I will collect all my suggestions, for examples you should be making, in the following exercise. But hopefully you are getting into the habit of doing this automatically by now!
Exercise 22:
a) For the “fundamental convention”, give an example in which the probabilities aren’t all equal. (For my example, I took the experiment as “rolling two dice and taking the sum”. The sample space then consists of the numbers 2, 3, 4, …, 12. I worked out the probabilities of each of these numbers, and checked that they added to 1. You can do that one if you like, or you can pick your own.)
b) Can you think of an example where there is a point in a sample space whose probability should be zero? (There was at least one example in the earlier sections.)
c) Think of an example where we have already used the Definition on page 22: where we had an event A which is compound, and found its probability P{A} by adding the probabilities of all the sample points in A. (Or make up a new example.)
d) In equation (7.3) on page 22, the author says that $$P(A_1\cup A_2)\leq P(A_1)+P(A_2).$$ (i) Come up with an example where the left side is strictly less than the right side; (ii) come up with an example where the two sides are equal.

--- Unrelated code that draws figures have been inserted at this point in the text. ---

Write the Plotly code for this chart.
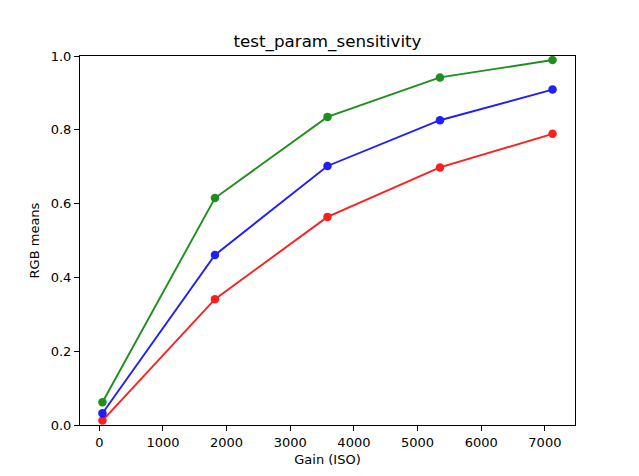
import plotly.graph_objects as go

gain = [50, 1817, 3585, 5352, 7120]
red_means = [0.012, 0.341, 0.564, 0.698, 0.789]
green_means = [0.0615, 0.615, 0.835, 0.942, 0.989]
blue_means = [0.032, 0.461, 0.702, 0.826, 0.909]

x_ticks = [0, 1000, 2000, 3000, 4000, 5000, 6000, 7000]
y_ticks = [0.0, 0.2, 0.4, 0.6, 0.8, 1.0]

fig = go.Figure()
for vals, col in [(red_means, "#ff0000"), (blue_means, "#0000ff"), (green_means, "#008000")]:
    fig.add_trace(go.Scatter(
        x=gain, y=vals, mode="lines+markers",
        line=dict(color=col, width=1.9),
        marker=dict(color=col, size=8.5),
        opacity=0.88,
        showlegend=False,
    ))

font = "DejaVu Sans, sans-serif"
fig.update_layout(
    width=639, height=476,
    margin=dict(l=80, r=64, t=56, b=51),
    paper_bgcolor="white", plot_bgcolor="white",
    font=dict(family=font, size=13, color="black"),
    title=dict(text="test_param_sensitivity", x=(80 + 575) / 2 / 639, xanchor="center",
               y=1 - 41.5 / 476, yanchor="middle", font=dict(size=16.7, family=font)),
    xaxis=dict(
        range=[-303, 7473], tickvals=x_ticks, ticktext=[str(v) for v in x_ticks],
        showgrid=False, zeroline=False, showline=True, linecolor="black", linewidth=1,
        mirror=True, ticks="outside", ticklen=5, tickcolor="black",
        title=dict(text="Gain (ISO)", font=dict(size=13), standoff=6),
    ),
    yaxis=dict(
        range=[0, 1], tickvals=y_ticks, ticktext=[f"{v:.1f}" for v in y_ticks],
        showgrid=False, zeroline=False, showline=True, linecolor="black", linewidth=1,
        mirror=True, ticks="outside", ticklen=5, tickcolor="black",
        title=dict(text="RGB means", font=dict(size=13), standoff=8),
    ),
)

fig.write_html("out.html")
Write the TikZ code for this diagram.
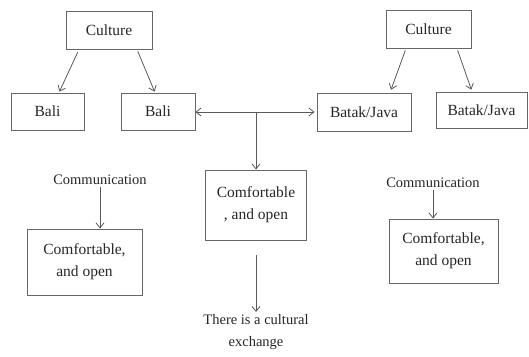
\documentclass[tikz,border=0pt]{standalone}
\usepackage{fontspec}
\setmainfont{Liberation Serif}
\usetikzlibrary{arrows.meta,positioning,calc}
\begin{document}
\begin{tikzpicture}[x=1pt,y=-1pt,
  box/.style={draw=black!60,line width=0.9pt,fill=white,inner sep=0pt,align=center,text=black!85,font=\fontsize{15.5}{22}\selectfont},
  lbl/.style={inner sep=1pt,align=center,text=black!85,font=\fontsize{14.5}{22}\selectfont},
  arr/.style={draw=black!65,line width=0.8pt,-{Straight Barb[length=5pt,width=8pt]}},
  darr/.style={draw=black!65,line width=0.8pt,{Straight Barb[length=5pt,width=8pt]}-{Straight Barb[length=5pt,width=8pt]}}]
\useasboundingbox (0,0) rectangle (529,356);
% top row
\node[box,minimum width=86pt,minimum height=38pt] (cultL) at (109,30) {Culture};
\node[box,minimum width=73pt,minimum height=37pt] (baliL) at (47.5,111.5) {Bali};
\node[box,minimum width=74pt,minimum height=37pt] (baliR) at (158,111.5) {Bali};
\node[box,minimum width=85pt,minimum height=38pt] (cultR) at (428.5,29) {Culture};
\node[box,minimum width=94pt,minimum height=38pt] (batA) at (364,112) {Batak/Java};
\node[box,minimum width=91pt,minimum height=36pt] (batB) at (481.5,110) {Batak/Java};
% lower
\node[lbl] (commL) at (100,180) {Communication};
\node[box,minimum width=115pt,minimum height=66pt] (boxL) at (84.5,262) {Comfortable,\\and open};
\node[box,minimum width=101pt,minimum height=70pt] (mid) at (256,205) {Comfortable\\, and open};
\node[lbl,anchor=north] (exch) at (256,313) {There is a cultural\\exchange};
\node[lbl] (commR) at (433,183) {Communication};
\node[box,minimum width=109pt,minimum height=64pt] (boxR) at (443.5,251) {Comfortable,\\and open};
% connectors
\draw[arr,shorten <=3pt,shorten >=1pt] ([xshift=-30pt]cultL.south) -- ([xshift=11.5pt]baliL.north);
\draw[arr,shorten <=2pt,shorten >=1pt] ([xshift=28pt]cultL.south) -- ([xshift=-3pt]baliR.north);
\draw[arr,shorten <=2pt,shorten >=3pt] ([xshift=-22.5pt]cultR.south) -- ([xshift=26pt]batA.north);
\draw[arr,shorten <=2pt,shorten >=2pt] ([xshift=28.5pt]cultR.south) -- ([xshift=-9.5pt]batB.north);
\coordinate (j) at (256,112);
\draw[darr,shorten >=2pt] (baliR.east |- j) -- (batA.west |- j);
\draw[arr] (j) -- (j |- mid.north);
\draw[arr,shorten <=15pt,shorten >=1pt] (mid.south) -- (exch.north);
\draw[arr,shorten <=1pt] (commL.south) -- (commL.south |- boxL.north);
\draw[arr,shorten <=1pt] (commR.south) -- (commR.south |- boxR.north);
\end{tikzpicture}
\end{document}
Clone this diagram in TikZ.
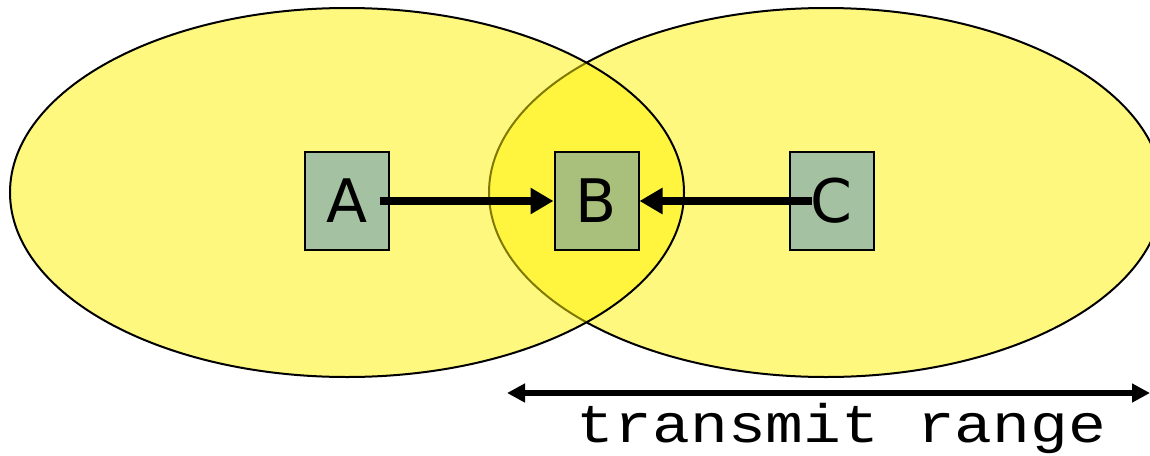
\documentclass[tikz,border=0pt]{standalone}
\usepackage{fontspec}
\usepackage{graphicx}
\newfontfamily\boxfont{DejaVu Sans}
\newfontfamily\rangefont{Liberation Mono}
\usetikzlibrary{arrows.meta}
\definecolor{boxgreen}{RGB}{164,193,161}
\definecolor{boxgreenB}{RGB}{168,192,124}
\tikzset{
  coverzone/.style={draw=black, line width=2pt, fill=yellow, fill opacity=0.5},
  stationbox/.style={draw=black, line width=2pt, fill=boxgreen, minimum width=84pt, minimum height=98pt, inner sep=0pt, font=\boxfont\fontsize{60}{70}\selectfont},
  connarrow/.style={line width=8pt, -{Triangle[length=23pt,width=25pt]}},
  dimarrow/.style={line width=6.5pt, {Triangle[length=18pt,width=18pt]}-{Triangle[length=18pt,width=18pt]}},
}
\begin{document}
\begin{tikzpicture}[x=1pt,y=-1pt]
\useasboundingbox (0,0) rectangle (1150,455);
\begin{scope}
\clip (0,0) rectangle (1150,455);
\draw[coverzone] (826,192.5) ellipse [x radius=337, y radius=184.5];
\draw[coverzone] (347,192.5) ellipse [x radius=337, y radius=184.5];
\end{scope}
\node[stationbox] (A) at (347,201) {A};
\node[stationbox, fill=boxgreenB] (B) at (596.5,201) {B};
\node[stationbox] (C) at (831.5,201) {C};
\draw[connarrow] ([xshift=-10pt]A.east) -- (B.west);
\draw[connarrow] ([xshift=23pt]C.west) -- (B.east);
\coordinate (rl) at (507,393);
\coordinate (rr) at (1150,393);
\draw[dimarrow] (rl) -- (rr);
\node[anchor=base, font=\rangefont\fontsize{63}{70}\selectfont, inner sep=0pt] (lbl) at (841.5,442) {\scalebox{1}[0.86]{transmit range}};
\end{tikzpicture}
\end{document}
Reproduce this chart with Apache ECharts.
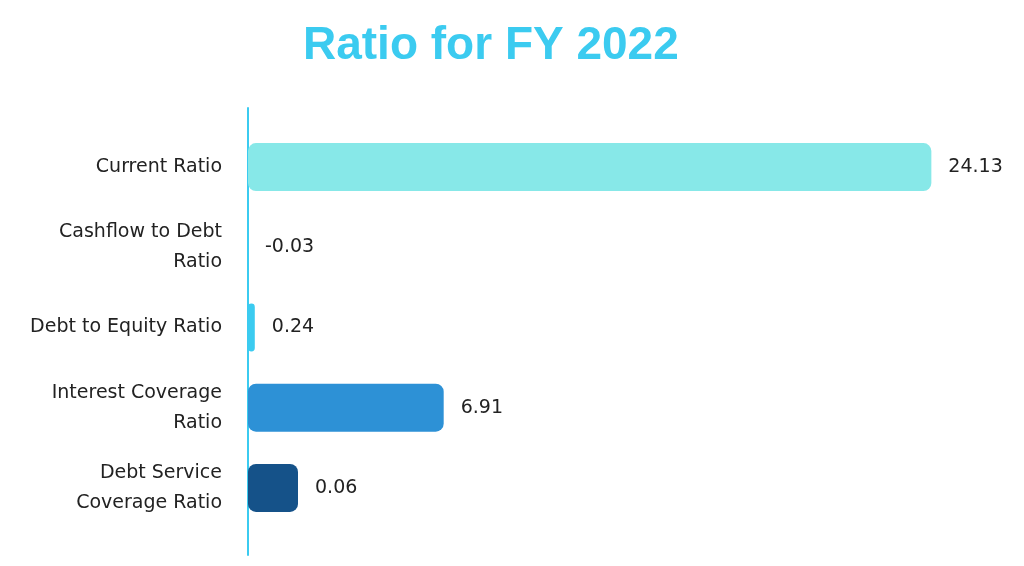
<!DOCTYPE html>
<html>
<head>
<meta charset="utf-8">
<script src="https://cdn.jsdelivr.net/npm/echarts@6/dist/echarts.min.js"></script>
<style>
  html, body { margin: 0; padding: 0; background: #fff; }
  #chart { width: 1024px; height: 566px; }
</style>
</head>
<body>
<div id="chart"></div>
<script>
// ratios for FY 2022
var categories = ['Current Ratio', 'Cashflow to Debt\nRatio', 'Debt to Equity Ratio',
  'Interest Coverage\nRatio', 'Debt Service\nCoverage Ratio'];
var values = [24.13, -0.03, 0.24, 6.91, 0.06];
var colors = ['#87E8E8', '#87E8E8', '#3BCBF0', '#2D91D6', '#155289'];

var chart = echarts.init(document.getElementById('chart'));

// last item is drawn with a minimum length, like in the original picture
var mainData = values.map(function (v, i) {
  if (i === values.length - 1) return '-';
  return { value: v, itemStyle: { color: colors[i] } };
});
var minData = values.map(function (v, i) {
  if (i !== values.length - 1) return '-';
  return { value: v, itemStyle: { color: colors[i] } };
});

var labelStyle = {
  show: true,
  position: 'right',
  distance: 17,
  color: '#222',
  fontSize: 19,
  fontFamily: 'DejaVu Sans'
};

chart.setOption({
  animation: false,
  title: {
    text: 'Ratio for FY 2022',
    left: 298,
    top: 18,
    textStyle: {
      color: '#3BCBF0',
      fontSize: 46,
      fontWeight: 'bold',
      fontFamily: 'Liberation Sans'
    }
  },
  grid: [
    { left: 248, right: 68, top: 127, bottom: 38 },
    { left: 248, right: 68, top: 108, bottom: 11 }
  ],
  xAxis: [
    { type: 'value', gridIndex: 0, min: 0, max: 25, show: false },
    { type: 'value', gridIndex: 1, show: false }
  ],
  yAxis: [
    {
      type: 'category',
      gridIndex: 0,
      inverse: true,
      data: categories,
      axisLine: { show: false },
      axisTick: { show: false },
      axisLabel: {
        margin: 26,
        color: '#222',
        fontSize: 19,
        lineHeight: 30,
        fontFamily: 'DejaVu Sans'
      }
    },
    {
      type: 'category',
      gridIndex: 1,
      data: [''],
      axisLine: { show: true, lineStyle: { color: '#3BCBF0', width: 2 } },
      axisTick: { show: false },
      axisLabel: { show: false }
    }
  ],
  series: [
    {
      type: 'bar',
      xAxisIndex: 0,
      yAxisIndex: 0,
      data: mainData,
      barWidth: 48,
      barGap: '-100%',
      itemStyle: { borderRadius: 8 },
      label: labelStyle
    },
    {
      type: 'bar',
      xAxisIndex: 0,
      yAxisIndex: 0,
      data: minData,
      barWidth: 48,
      barGap: '-100%',
      barMinHeight: 50,
      itemStyle: { borderRadius: 8 },
      label: labelStyle
    }
  ]
});
</script>
</body>
</html>
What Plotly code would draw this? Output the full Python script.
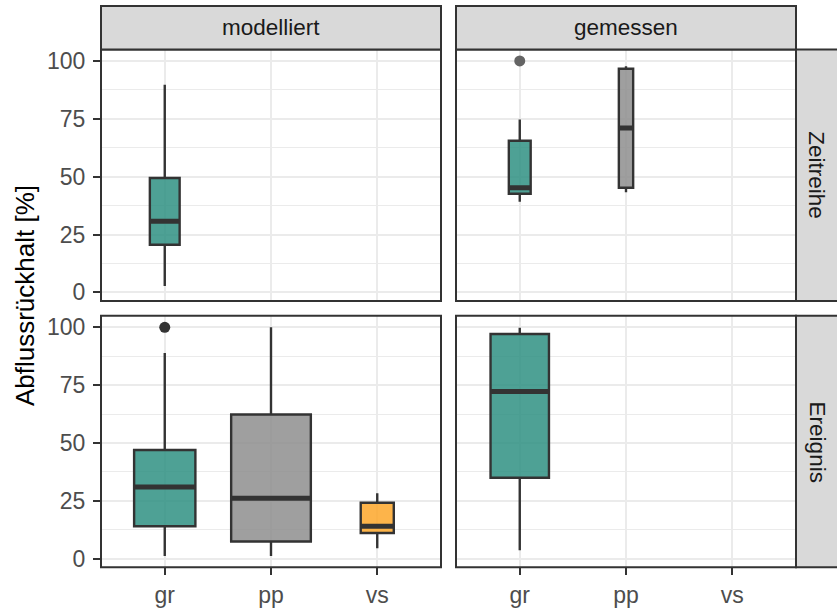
import plotly.graph_objects as go
import numpy as np

# ---------------- data ----------------
categories = ["gr", "pp", "vs"]
col_facets = ["modelliert", "gemessen"]
row_facets = ["Zeitreihe", "Ereignis"]

# one entry per box
box_row = ["Zeitreihe", "Zeitreihe", "Zeitreihe", "Ereignis", "Ereignis", "Ereignis", "Ereignis"]
box_col = ["modelliert", "gemessen", "gemessen", "modelliert", "modelliert", "modelliert", "gemessen"]
box_cat = ["gr", "gr", "pp", "gr", "pp", "vs", "gr"]
box_lower = [2.7, 39.2, 43.3, 1.2, 1.2, 4.5, 3.6]
box_q1 = [20.6, 42.6, 45.2, 14.0, 7.4, 11.1, 35.0]
box_median = [30.7, 45.2, 71.0, 31.0, 26.1, 14.0, 72.2]
box_q3 = [49.4, 65.5, 96.6, 47.0, 62.3, 24.2, 97.1]
box_upper = [89.7, 74.7, 97.7, 88.9, 100.0, 28.3, 99.8]
box_n = [13, 7, 3, 55, 93, 16, 50]

# outliers
out_row = ["Zeitreihe", "Ereignis"]
out_col = ["gemessen", "modelliert"]
out_cat = ["gr", "gr"]
out_val = [100.0, 100.0]

y_ticks = [0, 25, 50, 75, 100]

# ---------------- style ----------------
W, H = 837, 608
fill = {"gr": "rgba(47,145,131,0.85)", "pp": "rgba(142,142,142,0.85)", "vs": "rgba(253,167,42,0.85)"}
out_color = {("Zeitreihe", "gemessen"): "#646464", ("Ereignis", "modelliert"): "#333333"}
MAX_W = 0.75
DARK = "#333333"
GRID = "#ebebeb"
FONT = "Liberation Sans, Arial, sans-serif"

# y range: data range with 5% expansion (as ggplot)
dmin = min(box_lower + out_val)
dmax = max(box_upper + out_val)
span = dmax - dmin
y_range = [dmin - 0.05 * span, dmax + 0.05 * span]

# panel pixel boxes
px_x = {"modelliert": (101, 441), "gemessen": (456, 796)}
px_y = {"Zeitreihe": (49, 303), "Ereignis": (318, 572)}

def fx(p):
    return p / W

def fy(p):
    return 1 - p / H

def axis_id(r, c):
    i = row_facets.index(r) * 2 + col_facets.index(c) + 1
    return ("" if i == 1 else str(i))

fig = go.Figure()
layout = {}
for r in row_facets:
    for c in col_facets:
        s = axis_id(r, c)
        bottom = r == row_facets[-1]
        left = c == col_facets[0]
        layout["xaxis" + s] = dict(
            domain=[fx(px_x[c][0]), fx(px_x[c][1])], range=[0.4, 3.6],
            anchor="y" + s, tickvals=[1, 2, 3], ticktext=categories,
            showgrid=True, gridcolor=GRID, gridwidth=2.2, zeroline=False,
            showticklabels=bottom, ticks="outside" if bottom else "",
            ticklen=7, tickwidth=2, tickcolor=DARK,
            tickfont=dict(family=FONT, size=23, color="#4d4d4d"),
            showline=False, fixedrange=True,
        )
        layout["yaxis" + s] = dict(
            domain=[fy(px_y[r][1]), fy(px_y[r][0])], range=y_range,
            anchor="x" + s, tickvals=y_ticks,
            showgrid=True, gridcolor=GRID, gridwidth=2.2, zeroline=False,
            minor=dict(tickvals=[12.5, 37.5, 62.5, 87.5], showgrid=True, gridcolor=GRID, gridwidth=1.2),
            showticklabels=left, ticks="outside" if left else "",
            ticklen=7, tickwidth=2, tickcolor=DARK, ticklabelstandoff=3,
            tickfont=dict(family=FONT, size=23, color="#4d4d4d"),
            showline=False, fixedrange=True,
        )

nmax = max(box_n)
for i in range(len(box_cat)):
    s = axis_id(box_row[i], box_col[i])
    pos = categories.index(box_cat[i]) + 1
    w = MAX_W * np.sqrt(box_n[i] / nmax)
    fig.add_trace(go.Box(
        x=[pos], q1=[box_q1[i]], median=[box_median[i]], q3=[box_q3[i]],
        lowerfence=[box_lower[i]], upperfence=[box_upper[i]],
        width=w, fillcolor=fill[box_cat[i]], line=dict(color=DARK, width=2.4),
        whiskerwidth=0, boxpoints=False, showlegend=False, hoverinfo="skip",
        xaxis="x" + s, yaxis="y" + s,
    ))
    fig.add_trace(go.Scatter(
        x=[pos - w / 2, pos + w / 2], y=[box_median[i], box_median[i]],
        mode="lines", line=dict(color=DARK, width=5), showlegend=False,
        hoverinfo="skip", xaxis="x" + s, yaxis="y" + s,
    ))

for i in range(len(out_val)):
    s = axis_id(out_row[i], out_col[i])
    fig.add_trace(go.Scatter(
        x=[categories.index(out_cat[i]) + 1], y=[out_val[i]], mode="markers",
        marker=dict(size=11, color=out_color[(out_row[i], out_col[i])], line=dict(width=0)),
        showlegend=False, hoverinfo="skip", xaxis="x" + s, yaxis="y" + s,
    ))

shapes = []
annotations = []
# panel borders
for r in row_facets:
    for c in col_facets:
        shapes.append(dict(type="rect", xref="paper", yref="paper",
                           x0=fx(px_x[c][0]), x1=fx(px_x[c][1]),
                           y0=fy(px_y[r][1]), y1=fy(px_y[r][0]),
                           line=dict(color=DARK, width=2), fillcolor="rgba(0,0,0,0)", layer="above"))
# top strips
for c in col_facets:
    shapes.append(dict(type="rect", xref="paper", yref="paper",
                       x0=fx(px_x[c][0]), x1=fx(px_x[c][1]), y0=fy(49), y1=fy(5),
                       line=dict(color=DARK, width=2), fillcolor="#d9d9d9", layer="above"))
    annotations.append(dict(text=c, x=fx((px_x[c][0] + px_x[c][1]) / 2), y=fy(27),
                            xref="paper", yref="paper", showarrow=False,
                            font=dict(family=FONT, size=22.5, color="#1a1a1a"),
                            xanchor="center", yanchor="middle"))
# right strips
for r in row_facets:
    shapes.append(dict(type="rect", xref="paper", yref="paper",
                       x0=fx(796), x1=fx(838), y0=fy(px_y[r][1]), y1=fy(px_y[r][0]),
                       line=dict(color=DARK, width=2), fillcolor="#d9d9d9", layer="above"))
    annotations.append(dict(text=r, x=fx(817), y=fy((px_y[r][0] + px_y[r][1]) / 2),
                            xref="paper", yref="paper", showarrow=False, textangle=90,
                            font=dict(family=FONT, size=22.5, color="#1a1a1a"),
                            xanchor="center", yanchor="middle"))
# y title
annotations.append(dict(text="Abflussrückhalt [%]", x=fx(25), y=fy(298),
                        xref="paper", yref="paper", showarrow=False, textangle=-90,
                        font=dict(family=FONT, size=26, color="#000000"),
                        xanchor="center", yanchor="middle"))

fig.update_layout(
    width=W, height=H, margin=dict(l=0, r=0, t=0, b=0),
    paper_bgcolor="white", plot_bgcolor="white",
    shapes=shapes, annotations=annotations, showlegend=False,
    **layout,
)
fig.write_html("out.html", include_plotlyjs=True, config={"displayModeBar": False})
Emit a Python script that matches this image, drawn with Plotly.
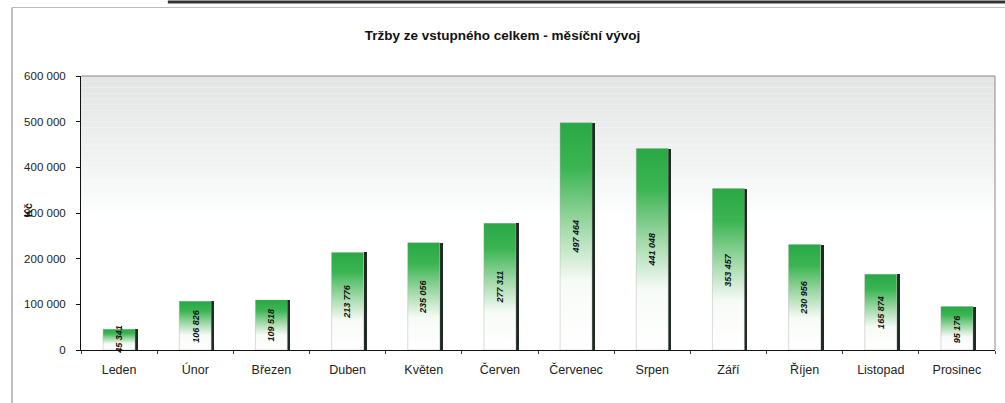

e) Use a few examples to check that the Theorem on the bottom of page 22 does in fact give the correct probability of $A_1\cup A_2$.
f) Work through the example on page 23.
Conclusion
Whew, we’re done! Finally!
Before you go on to the exercises, take a moment now to do one more thing. Having reached the end of the chapter, you should go back and make a summary for yourself.
A good summary should be very short. It can just be a list of the sections in the chapter, and a list of what topics or important facts were in them; or you can organize it your own way. (I never feel I really understand something until I reorganize it in a way that makes most sense to me.)
OK, now you’re really done reading the chapter! Congratulations! Pat yourself on the back. Get a snack. Take a breather before you dive into the next thing, which is the Chapter I assignment!